Oleh: Muhammad Abid Muaffan*

حَدَّثَنَا زِيَادُ بْنُ الرَّبِيعِ قَالَ حَدَّثَنَا عَبَّادُ بْنُ كَثِيرٍ الشَّامِيُّ مِنْ أَهْلِ فِلَسْطِينَ عَنِ امْرَأَةٍ مِنْهُمْ يُقَالُ لَهَا فَسِيلَةُ أَنَّهَا قَالَتْ سَمِعْتُ أَبِي يَقُولُ سَأَلْتُ رَسُولَ اللَّهِ صَلَّى اللَّهُ عَلَيْهِ وَسَلَّمَ فَقُلْتُ يَا رَسُولَ اللَّهِ أَمِنَ الْعَصَبِيَّةِ أَنْ يُحِبَّ الرَّجُلُ قَوْمَهُ قَالَ لَا وَلَكِنْ مِنْ الْعَصَبِيَّةِ أَنْ يَنْصُرَ الرَّجُلُ قَوْمَهُ عَلَى الظُّلْمِ

Telah menceritakan kepada kami [Ziyad bin Rabi’] berkata; telah menceritakan kepada kami [‘Abbad bin Katsir Asy Syami] dari seorang penduduk Palestina dari salah seorang dari mereka, yang bernama [Fasilah] sesungguhnya dia berkata; saya telah mendengar [bapakku] berkata; saya telah bertanya kepada Rasulullah Shallallahu’alaihiwasallam, lalu saya berkata; “Wahai Rasulullah, apakah termasuk dari fanatik golongan, jika seseorang menyukai kaumnya?” Beliau bersabda: “Tidak, tapi yang termasuk fanatik adalah seorang laki-laki menolong kaumnya padahal dia melakukan penganiayaan.”

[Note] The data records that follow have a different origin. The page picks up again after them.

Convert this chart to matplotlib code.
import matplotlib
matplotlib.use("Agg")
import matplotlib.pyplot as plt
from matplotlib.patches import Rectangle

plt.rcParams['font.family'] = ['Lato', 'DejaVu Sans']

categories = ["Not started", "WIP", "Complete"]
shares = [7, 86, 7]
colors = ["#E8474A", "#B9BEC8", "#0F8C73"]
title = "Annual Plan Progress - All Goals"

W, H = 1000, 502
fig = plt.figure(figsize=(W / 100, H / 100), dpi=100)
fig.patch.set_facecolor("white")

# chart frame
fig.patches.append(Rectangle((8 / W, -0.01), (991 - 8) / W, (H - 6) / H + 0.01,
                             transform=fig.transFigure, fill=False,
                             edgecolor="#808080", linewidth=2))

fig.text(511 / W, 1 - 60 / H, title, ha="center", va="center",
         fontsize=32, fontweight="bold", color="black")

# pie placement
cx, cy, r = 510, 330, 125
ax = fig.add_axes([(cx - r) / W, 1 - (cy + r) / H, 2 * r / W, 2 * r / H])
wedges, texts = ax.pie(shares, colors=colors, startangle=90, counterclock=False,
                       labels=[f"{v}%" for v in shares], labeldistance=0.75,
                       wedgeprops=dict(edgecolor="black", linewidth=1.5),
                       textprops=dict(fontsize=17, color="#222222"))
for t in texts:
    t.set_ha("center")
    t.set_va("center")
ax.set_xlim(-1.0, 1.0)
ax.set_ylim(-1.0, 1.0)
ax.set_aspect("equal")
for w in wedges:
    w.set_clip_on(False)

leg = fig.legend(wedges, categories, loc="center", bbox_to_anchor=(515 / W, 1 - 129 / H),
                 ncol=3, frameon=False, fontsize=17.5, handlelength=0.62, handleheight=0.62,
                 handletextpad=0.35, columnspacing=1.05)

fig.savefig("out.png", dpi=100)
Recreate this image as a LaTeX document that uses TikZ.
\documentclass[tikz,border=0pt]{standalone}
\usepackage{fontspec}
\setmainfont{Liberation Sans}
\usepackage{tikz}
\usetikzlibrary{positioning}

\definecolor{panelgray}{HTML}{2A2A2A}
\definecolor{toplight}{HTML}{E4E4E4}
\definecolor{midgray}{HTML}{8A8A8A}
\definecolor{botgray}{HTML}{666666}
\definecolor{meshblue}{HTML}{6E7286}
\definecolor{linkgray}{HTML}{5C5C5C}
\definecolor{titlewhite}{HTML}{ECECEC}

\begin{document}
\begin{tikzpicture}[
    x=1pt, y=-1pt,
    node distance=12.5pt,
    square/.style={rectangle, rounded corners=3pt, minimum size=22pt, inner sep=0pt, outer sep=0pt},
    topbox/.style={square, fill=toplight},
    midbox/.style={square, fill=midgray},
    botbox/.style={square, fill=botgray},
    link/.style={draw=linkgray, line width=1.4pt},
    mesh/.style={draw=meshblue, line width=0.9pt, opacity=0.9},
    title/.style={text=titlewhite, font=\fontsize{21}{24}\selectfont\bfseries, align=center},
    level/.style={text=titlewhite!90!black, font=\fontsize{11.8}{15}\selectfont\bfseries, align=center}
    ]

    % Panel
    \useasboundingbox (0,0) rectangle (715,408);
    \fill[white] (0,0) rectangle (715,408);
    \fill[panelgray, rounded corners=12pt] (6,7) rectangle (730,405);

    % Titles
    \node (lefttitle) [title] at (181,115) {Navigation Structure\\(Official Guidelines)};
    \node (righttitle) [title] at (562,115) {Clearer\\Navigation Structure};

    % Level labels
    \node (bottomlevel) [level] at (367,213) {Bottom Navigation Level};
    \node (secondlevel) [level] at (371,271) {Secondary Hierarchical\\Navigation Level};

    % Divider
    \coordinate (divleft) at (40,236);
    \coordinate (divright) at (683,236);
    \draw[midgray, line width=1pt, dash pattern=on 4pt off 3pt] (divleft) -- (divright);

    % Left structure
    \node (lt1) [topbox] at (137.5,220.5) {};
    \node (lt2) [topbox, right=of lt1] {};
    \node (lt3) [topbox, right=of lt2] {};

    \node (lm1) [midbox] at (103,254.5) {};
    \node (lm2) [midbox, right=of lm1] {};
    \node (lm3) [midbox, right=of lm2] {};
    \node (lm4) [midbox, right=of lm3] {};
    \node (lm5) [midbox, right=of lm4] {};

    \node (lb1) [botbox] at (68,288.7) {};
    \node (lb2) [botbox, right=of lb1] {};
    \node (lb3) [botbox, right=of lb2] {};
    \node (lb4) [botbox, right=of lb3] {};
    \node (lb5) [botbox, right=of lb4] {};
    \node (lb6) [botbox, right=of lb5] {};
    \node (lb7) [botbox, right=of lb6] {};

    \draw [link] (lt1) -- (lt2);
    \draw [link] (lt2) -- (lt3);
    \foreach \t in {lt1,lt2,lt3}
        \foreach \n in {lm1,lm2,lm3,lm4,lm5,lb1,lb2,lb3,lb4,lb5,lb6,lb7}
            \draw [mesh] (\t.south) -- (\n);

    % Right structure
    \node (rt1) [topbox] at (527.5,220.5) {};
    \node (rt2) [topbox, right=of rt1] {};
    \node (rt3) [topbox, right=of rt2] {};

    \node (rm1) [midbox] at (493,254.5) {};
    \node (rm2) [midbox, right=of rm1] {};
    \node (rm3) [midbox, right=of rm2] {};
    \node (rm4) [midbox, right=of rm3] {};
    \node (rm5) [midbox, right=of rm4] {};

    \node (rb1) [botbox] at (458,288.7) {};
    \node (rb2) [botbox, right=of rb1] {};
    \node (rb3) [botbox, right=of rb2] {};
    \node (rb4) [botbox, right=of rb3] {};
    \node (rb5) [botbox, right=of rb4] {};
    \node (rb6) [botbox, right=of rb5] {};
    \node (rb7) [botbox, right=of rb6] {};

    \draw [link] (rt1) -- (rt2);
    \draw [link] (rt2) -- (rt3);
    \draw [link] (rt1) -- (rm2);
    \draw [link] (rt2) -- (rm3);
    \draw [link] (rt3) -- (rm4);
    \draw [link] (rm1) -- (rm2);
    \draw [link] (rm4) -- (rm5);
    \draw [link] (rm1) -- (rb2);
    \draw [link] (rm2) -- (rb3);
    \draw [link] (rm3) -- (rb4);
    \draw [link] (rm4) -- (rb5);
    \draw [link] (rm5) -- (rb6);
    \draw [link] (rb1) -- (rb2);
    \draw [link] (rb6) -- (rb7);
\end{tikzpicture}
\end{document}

Hadist di atas kami nukil dari Kitab al-Arbaun al-Buldaniyah Arba’una Hadits ‘an Arba’ina Syaikhan fi Arba’ina Baladan yang disusun oleh Musnid Dunya Syaikh Muhammad Yasin bin Isa al-Fadani al-Makki (1335-1410H/1915-1990 M) yang meriwayatkan langsung dari Hadratussyaikh KH. M. Hasyim Asy’ari (1287-1366) Pendiri Jam’iyyah Nahdlatul Ulama’. Kitab di atas diterbitkan oleh Daar ar-Raudhah al-Islamiyyah, Tebet, Jakarta Selatan.

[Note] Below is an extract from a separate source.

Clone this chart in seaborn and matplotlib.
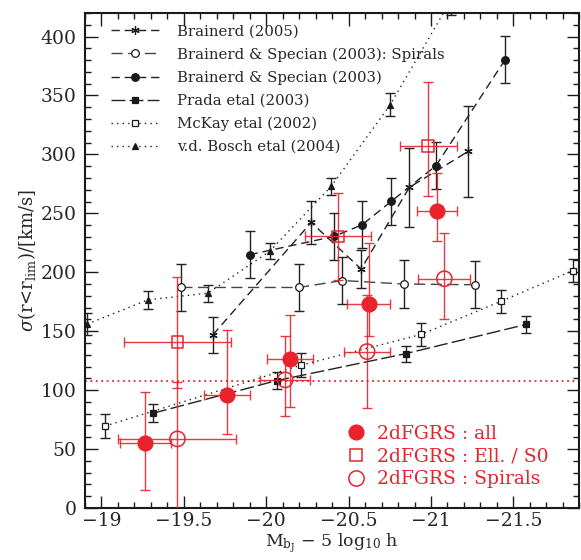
import matplotlib

matplotlib.use("Agg")
import matplotlib.pyplot as plt
import seaborn as sns
from matplotlib.lines import Line2D
from matplotlib.ticker import MultipleLocator

# ---- black literature data (magnitude, sigma, error) ----
b05_mag = [-19.676, -20.273, -20.576, -20.868, -21.226]
b05_sig = [146.9, 242.3, 202.7, 272.0, 302.6]
b05_err = [15.3, 18.0, 16.0, 33.5, 38.8]

bs_sp_mag = [-19.485, -20.198, -20.461, -20.834, -21.268]
bs_sp_sig = [187.1, 187.1, 193.0, 190.0, 189.4]
bs_sp_err = [20.0, 20.0, 20.0, 20.0, 20.0]

bs_mag = [-19.899, -20.410, -20.582, -20.758, -21.030, -21.450]
bs_sig = [214.9, 230.4, 240.3, 260.1, 290.4, 380.5]
bs_err = [20.0, 20.0, 20.0, 20.0, 20.0, 20.0]

prada_mag = [-19.313, -20.064, -20.848, -21.576]
prada_sig = [80.4, 108.1, 131.0, 155.7]
prada_err = [7.6, 7.0, 6.8, 7.4]

mckay_mag = [-19.020, -20.212, -20.939, -21.422, -21.862]
mckay_sig = [69.4, 121.2, 147.2, 175.2, 201.5]
mckay_err = [10.0, 10.0, 10.0, 10.0, 10.0]

bosch_mag = [-18.913, -19.282, -19.646, -20.020, -20.394, -20.753, -21.121]
bosch_sig = [156.0, 176.6, 182.3, 217.7, 272.9, 342.3, 431.0]
bosch_err = [9.5, 7.5, 7.2, 6.8, 7.0, 9.5, 12.3]

# ---- 2dFGRS (red) ----
all_mag = [-19.267, -19.761, -20.145, -20.622, -21.034]
all_sig = [55.5, 96.0, 126.5, 173.2, 252.2]
all_xerr = [0.157, 0.138, 0.141, 0.131, 0.121]
all_lo = [40.2, 33.4, 40.5, 27.2, 26.0]
all_hi = [43.3, 55.2, 37.4, 51.5, 32.0]

ell_mag = [-19.461, -20.434, -20.984]
ell_sig = [140.7, 230.4, 306.8]
ell_xerr = [0.323, 0.200, 0.172]
ell_lo = [39.0, 36.8, 41.9]
ell_hi = [55.7, 36.8, 54.4]

spi_mag = [-19.461, -20.115, -20.612, -21.081]
spi_sig = [58.6, 108.7, 132.7, 194.5]
spi_xerr = [0.358, 0.150, 0.141, 0.157]
spi_lo = [60.0, 30.3, 48.0, 34.2]
spi_hi = [48.7, 37.4, 48.0, 38.8]

sigma_lim = 108.0

xtick_vals = [-19, -19.5, -20, -20.5, -21, -21.5]
xtick_labels = ["\u221219", "\u221219.5", "\u221220", "\u221220.5", "\u221221", "\u221221.5"]

RED = "#e8232b"

sns.set_theme(style="ticks")
plt.rcParams["font.family"] = ["DejaVu Serif"]
plt.rcParams["mathtext.fontset"] = "dejavuserif"

fig = plt.figure(figsize=(5.81, 5.60), dpi=100)
ax = fig.add_axes([0.1463, 0.0929, 0.8508, 0.8839])

black_series = [
    ("Brainerd (2005)", b05_mag, b05_sig, b05_err, (6, 2, 0), "k", (0, (6, 3.5)), 6, "#222222"),
    ("Brainerd & Specian (2003): Spirals", bs_sp_mag, bs_sp_sig, bs_sp_err, "o", "white", (0, (8, 4)), 5.5, "#444444"),
    ("Brainerd & Specian (2003)", bs_mag, bs_sig, bs_err, "o", "k", (0, (6, 3.5)), 5.5, "#222222"),
    ("Prada etal (2003)", prada_mag, prada_sig, prada_err, "s", "k", (0, (10, 3)), 5, "#222222"),
    ("McKay etal (2002)", mckay_mag, mckay_sig, mckay_err, "s", "white", (0, (1, 3)), 4.5, "#222222"),
    ("v.d. Bosch etal (2004)", bosch_mag, bosch_sig, bosch_err, "^", "k", (0, (1, 3)), 5, "#222222"),
]

handles = []
for label, mag, sig, err, mk, fc, ls, ms, lc in black_series:
    sns.lineplot(
        x=mag, y=sig, ax=ax, sort=False, errorbar=None, color=lc,
        linestyle=ls, linewidth=1.0, marker=mk, markersize=ms,
        markerfacecolor=fc, markeredgecolor="k", markeredgewidth=0.9,
        zorder=3,
    )
    ax.errorbar(mag, sig, yerr=err, fmt="none", ecolor="#222222",
                elinewidth=1.0, capsize=3.5, capthick=1.0, zorder=2)
    handles.append(Line2D([], [], color=lc, linestyle=ls, linewidth=1.0,
                          marker=mk, markersize=ms, markerfacecolor=fc,
                          markeredgecolor="k", markeredgewidth=0.9, label=label))

# 2dFGRS points
red_series = [
    ("2dFGRS : all", all_mag, all_sig, all_xerr, all_lo, all_hi, "o", RED, 10.5),
    ("2dFGRS : Ell. / S0", ell_mag, ell_sig, ell_xerr, ell_lo, ell_hi, "s", "none", 8.5),
    ("2dFGRS : Spirals", spi_mag, spi_sig, spi_xerr, spi_lo, spi_hi, "o", "none", 11),
]
red_handles = []
for label, mag, sig, xerr, lo, hi, mk, fc, ms in red_series:
    ax.errorbar(mag, sig, xerr=xerr, yerr=[lo, hi], fmt="none", ecolor=RED,
                elinewidth=1.0, capsize=3.5, capthick=1.0, zorder=4, alpha=0.9)
    sns.scatterplot(x=mag, y=sig, ax=ax, marker=mk, s=ms ** 2,
                    facecolor=fc, edgecolor=RED, linewidth=1.1, zorder=5)
    red_handles.append(Line2D([], [], linestyle="none", marker=mk, markersize=ms,
                              markerfacecolor=fc, markeredgecolor=RED,
                              markeredgewidth=1.1, label=label))

ax.axhline(sigma_lim, color=RED, linestyle=(0, (1, 2)), linewidth=1.3, zorder=1)

ax.set_xlim(-18.9, -21.9)
ax.set_ylim(0, 420)
ax.xaxis.set_minor_locator(MultipleLocator(0.1))
ax.yaxis.set_major_locator(MultipleLocator(50))
ax.yaxis.set_minor_locator(MultipleLocator(10))
ax.set_xticks(xtick_vals)
ax.set_xticklabels(xtick_labels)
ax.tick_params(which="both", direction="in", top=True, right=True, labelsize=13.5,
               width=1.0, color="k")
ax.tick_params(which="major", length=9)
ax.tick_params(axis="y", which="major", pad=6)
ax.tick_params(axis="x", which="major", pad=3)
ax.tick_params(which="minor", length=4.5)
for s in ax.spines.values():
    s.set_linewidth(1.5)
    s.set_color("k")

ax.set_xlabel(r"M$_{\rm b_J}$ $-$ 5 log$_{10}$ h", fontsize=12.5, labelpad=1)
ax.set_ylabel(r"$\sigma$(r<r$_{\rm lim}$)/[km/s]", fontsize=13, labelpad=2)

leg1 = ax.legend(handles=handles, loc="upper left", bbox_to_anchor=(0.035, 0.995),
                 frameon=False, fontsize=10.7, handlelength=3.2, handletextpad=1.2,
                 labelspacing=0.6, borderaxespad=0.2)
ax.add_artist(leg1)
leg2 = ax.legend(handles=red_handles, loc="lower left", bbox_to_anchor=(0.515, 0.025),
                 frameon=False, fontsize=13.5, handlelength=1.0, handletextpad=0.6,
                 labelspacing=0.25, borderaxespad=0.0)
for t in leg2.get_texts():
    t.set_color(RED)

fig.savefig("out.png", dpi=100)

Majalah TebuirengIklan Tebuireng Online

Instisari dari hadist ini adalah setiap kaum pasti punya sifat fanatisme. Di masa Rasulullah SAW masyarakat Arab terdiri dari bersuku-suku dan berbangsa-bangsa. Fanatisme di atas bisa bernilai positif jika dimaknai dengan semangat gotong royong antar sesama kaum. Namun juga bermakna negatif jika digunakan untuk menebar kebencian dengan kaum lain. Fanatisme di Arab begitu kuat sehingga hanya perkara sepele saja mereka bisa berperang.

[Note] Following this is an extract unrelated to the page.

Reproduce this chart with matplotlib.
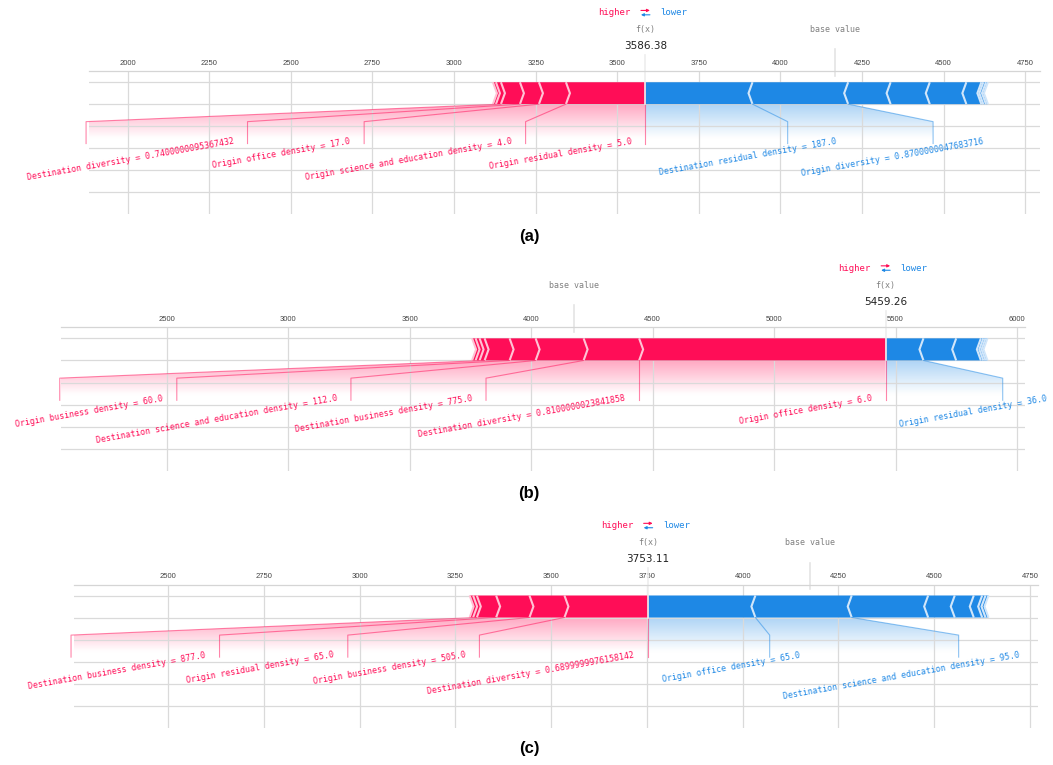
import numpy as np
import matplotlib

matplotlib.use("Agg")
import matplotlib.pyplot as plt
from matplotlib import font_manager, lines
from matplotlib.colors import LinearSegmentedColormap
from matplotlib.patches import FancyArrowPatch, PathPatch, Polygon
from matplotlib.path import Path

# ---- data: model output f(x) and SHAP contributions, ordered from f(x) outwards ----
OUT_A = 3586.38
POS_A = [243.5, 82.7, 58.2, 58.2, 15.3, 9.2]
POS_A_NAMES = [
    "Origin residual density = 5.0",
    "Origin science and education density = 4.0",
    "Origin office density = 17.0",
    "Destination diversity = 0.7400000095367432",
    "",
    "",
]
NEG_A = [328.0, 293.0, 130.0, 120.0, 112.0, 46.0, 6.0, 8.0, 6.0]
NEG_A_NAMES = [
    "Destination residual density = 187.0",
    "Origin diversity = 0.8700000047683716",
    "", "", "", "", "", "", "",
]

OUT_B = 5459.26
POS_B = [1015.0, 228.6, 197.6, 107.1, 103.0, 20.6, 16.5, 14.4]
POS_B_NAMES = [
    "Origin office density = 6.0",
    "Destination diversity = 0.8100000023841858",
    "Destination business density = 775.0",
    "Destination science and education density = 112.0",
    "Origin business density = 60.0",
    "", "", "",
]
NEG_B = [155.7, 134.7, 101.7, 10.0, 9.0, 8.0]
NEG_B_NAMES = ["Origin residual density = 36.0", "", "", "", "", ""]

OUT_C = 3753.11
POS_C = [218.6, 91.4, 87.0, 50.4, 9.7, 9.0]
POS_C_NAMES = [
    "Destination diversity = 0.6899999976158142",
    "Origin business density = 505.0",
    "Origin residual density = 65.0",
    "Destination business density = 877.0",
    "",
    "",
]
NEG_C = [280.0, 251.5, 199.6, 69.4, 49.7, 21.9, 8.7, 7.8]
NEG_C_NAMES = [
    "Origin office density = 65.0",
    "Destination science and education density = 95.0",
    "", "", "", "", "", "",
]

TAGS = ["(a)", "(b)", "(c)"]

# ---- layout ----
FIG_W, FIG_H = 1053, 765
AX_PX = [(89, 71.3, 1040, 213.6), (61, 327.3, 1025, 471.0), (74.4, 584.5, 1038, 727.5)]
XLIMS = [(1882, 4795), (2064, 6033), (2255, 4771)]
SQUEEZE = [0.65, 0.61, 0.685]
TAG_Y = [236, 493, 748]
OFFSET_PX = 13.0
SEP_PX = 4.0
BAR_W = 0.1
ROT = 10

RED, RED_LIGHT = "#FF0D57", "#FFC3D5"
BLUE, BLUE_LIGHT = "#1E88E5", "#D1E6FA"
MONO = "DejaVu Sans Mono"
_installed = {f.name for f in font_manager.fontManager.ttflist}
TICK_FONT = "Liberation Sans Narrow" if "Liberation Sans Narrow" in _installed else "Liberation Sans"


def draw_bars(ax, out_value, bounds, kind, indent):
    color, light = (RED, RED_LIGHT) if kind == "pos" else (BLUE, BLUE_LIGHT)
    indent = abs(indent) if kind == "pos" else -abs(indent)
    pre = out_value
    rects, seps = [], []
    for i, b in enumerate(bounds):
        if kind == "pos":
            lo, hi, sep = b, pre, b
        else:
            lo, hi, sep = pre, b, b
        pre = b
        if i == 0:
            if kind == "pos":
                pts = [[lo, 0], [hi, 0], [hi, BAR_W], [lo, BAR_W], [lo + indent, BAR_W / 2]]
            else:
                pts = [[hi, 0], [lo, 0], [lo, BAR_W], [hi, BAR_W], [hi + indent, BAR_W / 2]]
        else:
            pts = [[lo, 0], [hi, 0], [hi + indent * 0.9, BAR_W / 2], [hi, BAR_W],
                   [lo, BAR_W], [lo + indent * 0.9, BAR_W / 2]]
        rects.append(Polygon(pts, closed=True, facecolor=color, linewidth=0, zorder=1))
        seps.append(Polygon([[sep, 0], [sep + indent, BAR_W / 2], [sep, BAR_W]],
                            closed=False, fill=False, edgecolor=light, lw=1.5, zorder=1.1))
    for p in rects + seps:
        ax.add_patch(p)


def draw_labels(ax, renderer, out_value, bounds, names, kind, offset, upp, squeeze):
    pos = kind == "pos"
    sign = 1 if pos else -1
    color = RED if pos else BLUE
    if pos:
        ax.add_line(lines.Line2D([out_value, out_value], [0, -0.18], lw=0.8, alpha=0.5,
                                 color=color, clip_on=False))
    start = out_value
    pre = out_value
    box_end = out_value
    for val, name in zip(bounds, names):
        if not name:
            break
        anchor = start - sign * offset
        t = ax.text(anchor, -0.15, name, fontsize=6, family=MONO, color=color,
                    ha="right" if pos else "left", va="top", rotation=ROT)
        width = t.get_window_extent(renderer).width * squeeze * upp
        edge = anchor - sign * width
        if sign * edge > sign * val:
            ax.add_line(lines.Line2D([val, val], [0, -0.18], lw=0.8, alpha=0.5,
                                     color=color, clip_on=False))
            start = box_end = val
        else:
            box_end = edge - sign * offset
            ax.add_line(lines.Line2D([val, box_end, box_end], [0, -0.08, -0.18], lw=0.8,
                                     alpha=0.5, color=color, clip_on=False))
            start = box_end
        pre = val

    path = Path([[out_value, 0], [pre, 0], [box_end, -0.08], [box_end, -0.2],
                 [out_value, -0.2], [out_value, 0]])
    patch = PathPatch(path, facecolor="none", edgecolor="none")
    ax.add_patch(patch)
    rgb = np.array([(255, 13, 87), (255, 255, 255)]) / 255.0 if pos else \
        np.array([(30, 136, 229), (255, 255, 255)]) / 255.0
    cm = LinearSegmentedColormap.from_list("shade", rgb)
    _, z = np.meshgrid(np.linspace(0, 10), np.linspace(-10, 10))
    im = ax.imshow(z, interpolation="quadric", cmap=cm, vmax=0.01, alpha=0.36, origin="lower",
                   extent=[out_value, box_end, 0, -0.31], aspect="auto", zorder=0)
    im.set_clip_path(patch)


def small_arrow(ax, x_from, x_to, y, color):
    arr = FancyArrowPatch((x_from, y), (x_to, y), arrowstyle="-|>", mutation_scale=4,
                          color=color, lw=0.8, clip_on=False, shrinkA=0, shrinkB=0)
    ax.add_patch(arr)


def draw_panel(fig, renderer, idx, out_value, pos, pos_names, neg, neg_names):
    left, top, right, bottom = AX_PX[idx]
    ax = fig.add_axes([left / FIG_W, 1 - bottom / FIG_H, (right - left) / FIG_W, (bottom - top) / FIG_H])
    x0, x1 = XLIMS[idx]
    ax.set_xlim(x0, x1)
    ax.set_ylim(-0.5, 0.15)
    ax.set_axisbelow(True)
    upp = (x1 - x0) / (right - left)
    offset = OFFSET_PX * upp

    pos_bounds = out_value - np.cumsum(pos)
    neg_bounds = out_value + np.cumsum(neg)
    base_value = out_value - np.sum(pos) + np.sum(neg)

    draw_bars(ax, out_value, neg_bounds, "neg", SEP_PX * upp)
    draw_bars(ax, out_value, pos_bounds, "pos", SEP_PX * upp)
    draw_labels(ax, renderer, out_value, neg_bounds, neg_names, "neg", offset, upp, SQUEEZE[idx])
    draw_labels(ax, renderer, out_value, pos_bounds, pos_names, "pos", offset, upp, SQUEEZE[idx])

    # higher / lower legend
    hl_off = 15 * upp
    ax.text(out_value - hl_off, 0.405, "higher", fontsize=6.5, family=MONO, color=RED, ha="right")
    ax.text(out_value + hl_off, 0.405, "lower", fontsize=6.5, family=MONO, color=BLUE, ha="left")
    small_arrow(ax, out_value - 4.5 * upp, out_value + 4.5 * upp, 0.428, RED)
    small_arrow(ax, out_value + 4.5 * upp, out_value - 4.5 * upp, 0.408, BLUE)

    # base value
    ax.add_line(lines.Line2D([base_value, base_value], [0.13, 0.25], lw=1.2, color="#E4E4E4",
                             clip_on=False, zorder=2))
    ax.text(base_value, 0.33, "base value", fontsize=6, family=MONO, alpha=0.5, ha="center",
            bbox=dict(facecolor="white", edgecolor="white", pad=1))

    # output value
    ax.add_line(lines.Line2D([out_value, out_value], [0, 0.24], lw=1.2, color="#EEEEEE",
                             clip_on=False, zorder=2))
    ax.text(out_value, 0.25, f"{out_value:.2f}", fontsize=7.5, family="DejaVu Sans", ha="center",
            color="#222222", bbox=dict(facecolor="white", edgecolor="white", pad=1), zorder=3)
    ax.text(out_value, 0.33, "f(x)", fontsize=6, family=MONO, alpha=0.5, ha="center",
            bbox=dict(facecolor="white", edgecolor="white", pad=1), zorder=3)

    # axis styling
    ax.locator_params(axis="x", nbins=12)
    ax.set_yticks([-0.4, -0.3, -0.2, -0.1, 0.0, 0.1])
    ax.tick_params(top=True, bottom=False, left=False, right=False, labelleft=False,
                   labeltop=True, labelbottom=False, length=0, pad=3, labelsize=5.5,
                   labelcolor="#444444")
    for lab in ax.get_xticklabels():
        lab.set_family(TICK_FONT)
    ax.grid(True, color="#DADADA", lw=0.9)
    for key, spine in ax.spines.items():
        if key != "top":
            spine.set_visible(False)
        else:
            spine.set_color("#D5D5D5")
            spine.set_linewidth(0.9)
    ax.set_xlim(x0, x1)
    ax.set_ylim(-0.5, 0.15)
    return ax


fig = plt.figure(figsize=(FIG_W / 100, FIG_H / 100), dpi=100)
renderer = fig.canvas.get_renderer()

panels = [
    (OUT_A, POS_A, POS_A_NAMES, NEG_A, NEG_A_NAMES),
    (OUT_B, POS_B, POS_B_NAMES, NEG_B, NEG_B_NAMES),
    (OUT_C, POS_C, POS_C_NAMES, NEG_C, NEG_C_NAMES),
]
for i, (out_value, pos, pos_names, neg, neg_names) in enumerate(panels):
    draw_panel(fig, renderer, i, out_value, pos, pos_names, neg, neg_names)
    fig.text(529 / FIG_W, 1 - TAG_Y[i] / FIG_H, TAGS[i], fontsize=12, fontweight="bold",
             family="Liberation Sans", ha="center", va="center")

fig.savefig("out.png", dpi=100)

Hadist ini diriwayatkan oleh Hadratussyaikh KH Hasyim Asy’ari dari Syaikh Muhammad Mahfudz bin Abdullah bin Abdul Mannan Dipomenggolo at-Turmusi al-Makki (1258-1338), pengarang Hasyiyah Turmusi ala Manhajil Qowim. KH Hasyim Asy’ari juga banyak meriwayatkan hadist dari gurunya tersebut termasuk sanad Kitab Shohih Bukhari, Shohih Muslim yang terangkum dalam Tsabat Syaikh Mahfudz bin Abdullah at-Tremasi yakni Kifayatul Mustafid lima ala minal Asanid.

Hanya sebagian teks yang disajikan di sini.